ON A BRIGHTLY lit stage in Berlin, a performing artist drapes her dead son’s pajamas over her lap and begins to cry. She cries “loud and unabashed” until her ponytail starts to unravel, and her face becomes swollen and red. Soon, the audience begins to cry too.
The artist is Magos, mother to Santiago, the boy who dies in the opening pages of Gerardo Sámano Córdova’s novel Monstrilio. When Santiago dies, his parents — Magos and Joseph — begin to drown in their grief. But where Joseph isolates himself, weeping endlessly, Magos does something strange. She cuts out a piece of her dead son’s lung, leaves Joseph, and retreats to her mother’s house in Mexico City.
Part family drama, part queer coming-of-age story, Sámano Córdova’s debut gracefully wields its horror elements while navigating the complexities of grief.
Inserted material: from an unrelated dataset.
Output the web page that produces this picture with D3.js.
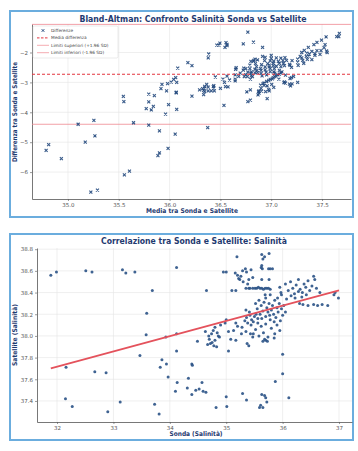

Structurally, the novel unfolds in four unique perspectives: Magos, Lena, Joseph, and M. After Magos learns about a folktale in which a dead girl’s heart grows into a young man, she sequesters herself in her mother’s house and feeds the lung pork and beef. She doesn’t clean or air out the room. Instead, she uses her odor as a shield, to keep her loved ones away from the lung, to protect its growth. This moment captures the overwhelming nature of Magos’ grief, but it also foreshadows the extent to which she will go to protect what she has left of Santiago.